Little wonder then that chief minister Siddaramaiah has been unrelenting in his criticism of BSY, employing the corruption tag to remind the people during his roadshows that the BJP had not one, but three chief ministers of whom one spent more than a few weeks in jail, and compare it to his own unblemished five years in power.
This is why the other arrow in the BJP’s quiver, that the CM’s singular leadership of the state dwarfed other Congressmen like dalit-OBC leaders, Mallikarjun Kharge and KPCC chief G. Parameswar — a dalit SC “touchable” — saw a parade of unity as the campaign ended on Thursday.

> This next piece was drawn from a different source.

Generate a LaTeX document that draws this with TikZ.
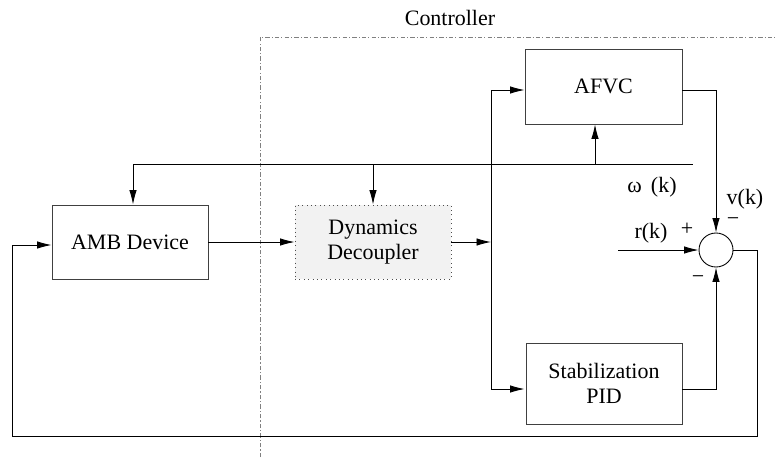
\documentclass[tikz,border=0pt]{standalone}
\usepackage{fontspec}
\setmainfont{Liberation Serif}
\usetikzlibrary{arrows.meta}

\begin{document}
\begin{tikzpicture}[font=\fontsize{12.5}{14}\selectfont, line width=0.5pt,
	box/.style={draw=black!75, minimum width=3.12cm, minimum height=1.48cm, align=center},
	arr/.style={-{Latex[length=2.9mm,width=1.5mm]}}]
					\useasboundingbox (0,0) rectangle (15.54,9.14);
					\draw[gray, dash pattern=on 2.5pt off 1.2pt on 0.6pt off 1.2pt] (5.2,0) -- (5.2,8.4) -- (15.54,8.4);
					\path (9.0,8.78) node (ctrl) {Controller};
					
					\node[box] (amb) at (2.6,4.30) {AMB Device};
					\node[box, draw=black!70, dotted, fill=gray!10] (dd) at (7.46,4.30) {Dynamics\\Decoupler};
					\node[box, minimum width=3.14cm, minimum height=1.5cm] (afvc) at (12.07,7.41) {AFVC};
					\node[box, minimum height=1.62cm] (pid) at (12.08,1.47) {Stabilization\\PID};
					\node[draw, circle, minimum size=0.68cm, inner sep=0pt] (sum) at (14.32,4.14) {};
					
					\coordinate (busL) at (2.66,5.86);
					\coordinate (busR) at (13.86,5.86);
					\coordinate (split) at (9.82,4.30);
					\coordinate (rin) at (12.36,4.14);
					
					\draw (busL) -- (busR);
					\draw[arr] (busL) -- (busL |- amb.north);
					\draw[arr] (dd.north |- busL) -- (dd.north);
					\draw[arr] (11.9,5.86) -- (11.9,0 |- afvc.south);
					
					\draw[arr] (amb.east) -- (dd.west);
					\draw[arr] (dd.east) -- (split);
					\draw[arr] (split |- 0,7.34) -- (split) -- (split |- 0,1.36) -- (afvc.west |- 0,1.36);
					\draw[arr] (split |- 0,7.34) -- (afvc.west |- 0,7.34);
					
					\draw[arr] (afvc.east |- 0,7.34) -- (sum.north |- 0,7.34) -- (sum.north);
					\draw[arr] (pid.east |- 0,1.36) -- (sum.south |- 0,1.36) -- (sum.south);
					\draw[arr] (rin) -- (sum.west);
					\draw[arr] (sum.east) -- (15.14,4.14) -- (15.14,0.42) -- (0.24,0.42) -- (0.24,4.24) -- (amb.west |- 0,4.24);
					
					\path (13.02,4.48) node (rk) {r(k)};
					\path (13.74,4.56) node (plus) {+};
					\path (14.9,5.16) node (vk) {v(k)};
					\path (14.66,4.70) node (mtop) {−};
					\path (13.04,5.40) node (wk) {ω\, (k)};
					\path (13.96,3.54) node (mbot) {−};
\end{tikzpicture}
\end{document}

The dalit-OBC vote as well as the minorities, who number 12-13 per cent of the voteshare, must stay with the Congress if it has to retain power in the state.
The BJP, insiders say, plan to shore up a minority JD(S) government to ensure that when it comes round to the Lok Sabha polls in 2019, they can pull the plug on the JD(S) and use Mr Modi’s magic and the national narrative to bring Karnataka into the BJP fold.
The stakes are clearly higher in Karnataka, with victory or defeat presaging the fortunes of Prime Minister Modi, who just about managed to retain Gujarat. With the coming Assembly polls in BJP-governed Rajasthan, Madhya Pradesh and Chhattisgarh, pivotal to his image of being invincible, the BJP must limit the Congress’ rapidly diminishing footprint. Losing Karnataka is not an option. For either side.